Kürt halkının kazanımlarını kaybetmesi, Kürtlerin 100 yıl daha kaybedeceği anlamına gelir. Kürt halkının temsil eden hangi parti olursa olsun bu temelde adım atmak zorundadır. Yarın ulusal kongreyi toplayalım demiyoruz ama saldırılar şu an sadece 1 parçada değil Kürtlere yönelik. Her parçada Kürt halkının varlığına yönelik saldırılar sessiz kalınmamalı. Bu yüzden sayın Öcalan 'Eğer birliğimizi kurmazsak sadece Güney Kürdistan hükümeti ve Kuzey-Doğu Suriye değil, Kürdistan'ın tüm kazanımları yok edilecektir" diye konuştu.

HALKIN TALEBİ BİRLİK

Kürt halkının birlik olduğunda sesinin daha gür çıktığını vurgulayan Ceylan, devamla şunları belirtti: "Kürtler birlik olmadığı için katledildiler, öldürüldüler, şehirleri yıkıldı, talan ve işgal edildi. Eğer Kürtler bugün birlik olsaydı, Kerkük'te acı çekmezdik, Efrîn'de katliamlar yaşamazdık. Eğer bugün siyaset ve diğer alanlarda birliğimizi kuramazsak daha zorlu günler yaşayacağız. İşgalci güçler Kürtlerin bu durumundan faydalanıyor. Kimsenin Kürtlere 100 yıl daha kaybettirmeye hakkı yok. Bu yüzden Kürt halkının ortak talebi Kürtlerin birliğidir. Bizlerin de bir an önce birliğimizi kurmamız gerekir."

KDP KORONAVİRÜSÜ BAHANE EDEREK GÜÇLERİNİ ZÎNÎ WERTÊ'YE GÖNDERDİ

Zinî Wertê'de yaşanan duruma dikkat çeken Ceylan, "KDP koronavirüsü bahane ederek peşmerge güçlerini Zinî Wertê'ye göndererek Kürt partileri arasında büyük bir kargaşa çıktı. Kürt kamuoyu her ne kadar şiddetli tepki gösterse de KDP şimdiye kadar bir adım atmadı. Başur hükümeti aklı selim hareket etmeli ve diplomasi yolu ile var olan sorunları çözmelidir.

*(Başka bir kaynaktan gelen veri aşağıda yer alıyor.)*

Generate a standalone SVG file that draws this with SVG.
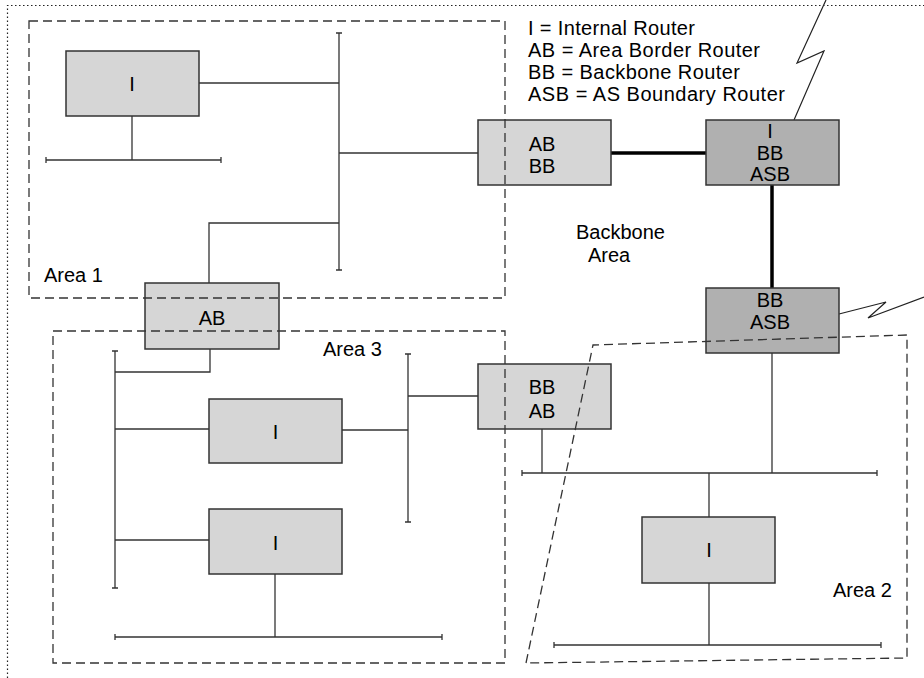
<svg xmlns="http://www.w3.org/2000/svg" width="924" height="678" viewBox="0 0 924 678">
<style>
.bg{fill:#ffffff}
.ln{fill:none;stroke:#333;stroke-width:1.3}
.thick{fill:none;stroke:#000;stroke-width:3.5}
.bolt{fill:none;stroke:#222;stroke-width:1.2;stroke-linejoin:miter}
.light{fill:#d6d6d6;stroke:#333;stroke-width:1.5}
.dark{fill:#b0b0b0;stroke:#333;stroke-width:1.5}
.area{fill:none;stroke:#333;stroke-width:1.3;stroke-dasharray:9 5}
.outer{fill:none;stroke:#222;stroke-width:1.2;stroke-dasharray:1.5 2.5}
text{font-family:"Liberation Sans",Arial,Helvetica,sans-serif;fill:#000}
.lbl{font-size:20px}
.c{text-anchor:middle}
.leg{font-size:20px}
</style>
<rect class="bg" x="0" y="0" width="924" height="678"/>
<path class="outer" d="M7.5,678 V5.5 H924"/>

<g id="connectors">
  <!-- Area 1 -->
  <path class="ln" d="M199,83 H339"/>
  <path class="ln" d="M339,33 V270 M336,33 H342 M336,270 H342"/>
  <path class="ln" d="M132,116 V160"/>
  <path class="ln" d="M46,160 H221 M46,157 V163 M221,157 V163"/>
  <path class="ln" d="M339,153 H478"/>
  <path class="ln" d="M339,223 H209 V283"/>
  <!-- Area 3 -->
  <path class="ln" d="M210,349 V372 H115"/>
  <path class="ln" d="M115,351 V588 M112,351 H118 M112,588 H118"/>
  <path class="ln" d="M115,429 H209"/>
  <path class="ln" d="M115,540 H209"/>
  <path class="ln" d="M275,574 V637"/>
  <path class="ln" d="M115,637 H442 M115,634 V640 M442,634 V640"/>
  <path class="ln" d="M342,430 H408"/>
  <path class="ln" d="M408,354 V522 M405,354 H411 M405,522 H411"/>
  <path class="ln" d="M408,396 H478"/>
  <!-- Area 2 -->
  <path class="ln" d="M542,429 V473"/>
  <path class="ln" d="M772,353 V473"/>
  <path class="ln" d="M522,473 H877 M522,470 V476 M877,470 V476"/>
  <path class="ln" d="M709,473 V517"/>
  <path class="ln" d="M709,583 V645"/>
  <path class="ln" d="M554,645 H881 M554,642 V648 M881,642 V648"/>
  <!-- Backbone -->
  <path class="thick" d="M611,153 H706"/>
  <path class="thick" d="M772,185 V288"/>
  <!-- external links -->
  <path class="bolt" d="M794,120 L824,51 L797,63 L826,0"/>
  <path class="bolt" d="M839,314 L886,302 L868,318 L924,297"/>
</g>

<g id="node-i-area1">
  <rect class="light" x="66" y="51" width="133" height="65"/>
  <text class="lbl c" x="132" y="90.5">I</text>
</g>
<g id="node-ab-bb">
  <rect class="light" x="478" y="120" width="133" height="65"/>
  <text class="lbl c" x="542" y="150.5">AB</text>
  <text class="lbl c" x="542" y="173">BB</text>
</g>
<g id="node-i-bb-asb">
  <rect class="dark" x="706" y="120" width="133" height="65"/>
  <text class="lbl c" x="770" y="137.5">I</text>
  <text class="lbl c" x="770" y="160">BB</text>
  <text class="lbl c" x="770" y="181">ASB</text>
</g>
<g id="node-ab">
  <rect class="light" x="145" y="283" width="134" height="66"/>
  <text class="lbl c" x="212" y="325">AB</text>
</g>
<g id="node-bb-asb">
  <rect class="dark" x="706" y="288" width="133" height="65"/>
  <text class="lbl c" x="770" y="307">BB</text>
  <text class="lbl c" x="770" y="329">ASB</text>
</g>
<g id="node-bb-ab">
  <rect class="light" x="478" y="364" width="133" height="65"/>
  <text class="lbl c" x="542" y="394">BB</text>
  <text class="lbl c" x="542" y="418">AB</text>
</g>
<g id="node-i-area3a">
  <rect class="light" x="209" y="399" width="133" height="64"/>
  <text class="lbl c" x="275.5" y="438.5">I</text>
</g>
<g id="node-i-area3b">
  <rect class="light" x="209" y="509" width="133" height="65"/>
  <text class="lbl c" x="275.5" y="550">I</text>
</g>
<g id="node-i-area2">
  <rect class="light" x="642" y="517" width="133" height="66"/>
  <text class="lbl c" x="709" y="556.5">I</text>
</g>

<g id="areas">
  <rect class="area" x="29" y="21" width="476" height="277"/>
  <rect class="area" x="53" y="331" width="452" height="332"/>
  <path class="area" d="M526,663 L593,345 L907,335 V658 Z"/>
</g>

<g id="labels">
  <text class="lbl" x="44" y="282">Area 1</text>
  <text class="lbl" x="323" y="356">Area 3</text>
  <text class="lbl" x="833" y="597">Area 2</text>
  <text class="lbl" x="576" y="239">Backbone</text>
  <text class="lbl" x="588" y="261.5">Area</text>
</g>

<g id="legend">
  <text class="leg" x="528" y="35" textLength="167">I = Internal Router</text>
  <text class="leg" x="528" y="57" textLength="232">AB = Area Border Router</text>
  <text class="leg" x="528" y="79" textLength="212">BB = Backbone Router</text>
  <text class="leg" x="528" y="101" textLength="257">ASB = AS Boundary Router</text>
</g>
</svg>
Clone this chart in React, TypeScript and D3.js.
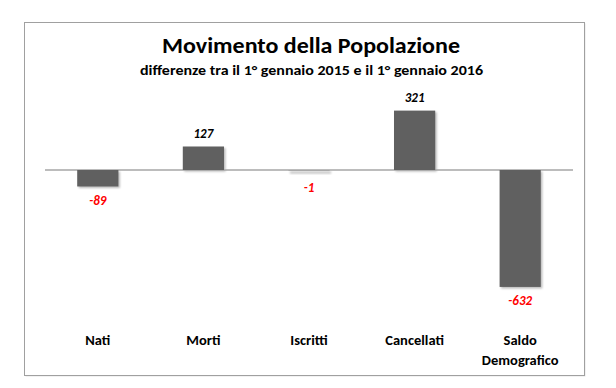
import React from "react";
import * as d3 from "d3";

const width = 616;
const height = 388;

const categories = ["Nati", "Morti", "Iscritti", "Cancellati", "Saldo Demografico"];
const values = [-89, 127, -1, 321, -632];

const title = "Movimento della Popolazione";
const subtitle = "differenze tra il 1° gennaio 2015 e il 1° gennaio 2016";

const plot = { left: 45, right: 573, zeroY: 170 };
const font = "Calibri, Carlito, Lato, sans-serif";

const App = () => {
  const x = d3
    .scaleBand()
    .domain(categories)
    .range([plot.left, plot.right])
    .paddingInner(0.61)
    .paddingOuter(0.305);

  // about 0.185px per person
  const k = 0.185;
  const y = d3
    .scaleLinear()
    .domain([-632, 321])
    .range([plot.zeroY + 632 * k, plot.zeroY - 321 * k]);

  return (
    <svg width={width} height={height} style={{ position: "absolute", left: 0, top: 0 }}>
      <defs>
        <filter id="blur" x="-20%" y="-50%" width="140%" height="200%">
          <feGaussianBlur stdDeviation="1" />
        </filter>
      </defs>
      <rect x={0} y={0} width={width} height={height} fill="#fff" />
      <rect x={25.5} y={23.5} width={560} height={353} fill="#e6e6e6" />
      <rect x={24.5} y={22.5} width={560} height={353} fill="#fff" stroke="#a0a0a0" strokeWidth={1} />

      <text
        x={311}
        y={53}
        textAnchor="middle"
        fontFamily={font}
        fontWeight="bold"
        fontSize={22}
        textLength={298}
        lengthAdjust="spacingAndGlyphs"
        fill="#000"
      >
        {title}
      </text>
      <text
        x={311.5}
        y={75}
        textAnchor="middle"
        fontFamily={font}
        fontWeight="bold"
        fontSize={14}
        textLength={343}
        lengthAdjust="spacingAndGlyphs"
        fill="#000"
      >
        {subtitle}
      </text>

      {categories.map((c, i) => {
        const v = values[i];
        const top = Math.min(y(0), y(v));
        const h = Math.abs(y(v) - y(0));
        return (
          <rect
            key={c + "-shadow"}
            x={(x(c) ?? 0) + 1.5}
            y={top + 1.5}
            width={x.bandwidth()}
            height={Math.max(h, 2)}
            fill="#000"
            opacity={0.28}
            filter="url(#blur)"
          />
        );
      })}

      <line x1={plot.left} x2={plot.right} y1={y(0)} y2={y(0)} stroke="#a6a6a6" strokeWidth={1.5} />

      {categories.map((c, i) => {
        const v = values[i];
        const y0 = y(0);
        const y1 = y(v);
        const top = Math.min(y0, y1);
        const h = Math.abs(y1 - y0);
        const cx = (x(c) ?? 0) + x.bandwidth() / 2;
        const neg = v < 0;
        return (
          <g key={c}>
            <rect x={x(c)} y={top} width={x.bandwidth()} height={h} fill="#606060" />
            <text
              x={cx}
              y={neg ? Math.max(y1, y0 + 3) + 18.5 : y1 - 9}
              textAnchor="middle"
              fontFamily={font}
              fontWeight="bold"
              fontStyle="italic"
              fontSize={13}
              fill={neg ? "#ff0000" : "#000"}
            >
              {v}
            </text>
          </g>
        );
      })}

      {categories.map((c) => {
        const cx = (x(c) ?? 0) + x.bandwidth() / 2;
        const words = c.split(" ");
        return (
          <text
            key={c}
            x={cx}
            y={345}
            textAnchor="middle"
            fontFamily={font}
            fontWeight="bold"
            fontSize={14.5}
            fill="#000"
          >
            {words.map((w, j) => (
              <tspan key={w} x={cx} dy={j === 0 ? 0 : 19.5}>
                {w}
              </tspan>
            ))}
          </text>
        );
      })}
    </svg>
  );
};

export default App;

Eğer Kürt güçlerinden herhangi bir taraf işgalciler ile ticaret yaparsa Kürt halkına ve partilerine büyük büyük zarar verir.

Kürtler kaybederse bütün Kürdistan kaybeder. Eğer Kürtler kazanırsa Kürdistan halkı da kazanır. O yüzden Türkiye ve Başur arasında ticaret ve ilişkiler olabilir ama bu ilişkiler Kürt halkının üzerinde olmamalı. AKP-MHP faşist ittifakı düşmanca bir şekilde Kürdistan halkına yaklaşıyor. Başur hükümeti ve halkı bu durumu görmek ve ona göre hareket etmeliler" dedi.

AKP SALGINI FIRSATA ÇEVİRDİ

Koronavirüs salgınından dolayı birçok zorluk yaşandığını söyleyen Ceylan, konuşmasını şu sözlerle sonlandırdı: "AKP hükümeti bu süreci toplumsal barış ve ülke demokrasisi için bir gerekçe yapabilirdi. Ama maalesef hükümet bunu görmedi ve eski klasik pratiklerini yaptı. Faşist zihniyet ile inkar ve imha politikaları ile Kürtlere yaklaştı. AKP bu süreçte de koronavirüsü bir fırsata olarak gördü ve Kürt halkının kazanımlarına saldırdı. Kürtleri inkar eden zihniyeti ısrarla teşhir edeceğiz. Yine Kürt halkına karşı savaşı dayatan zihniyeti teşhir edeceğiz. Hem savaş hem de inkar siyasetinin önünü alacağız. Yolumuz mücadele ve hakikat yoludur. Mutlaka kazanacağız."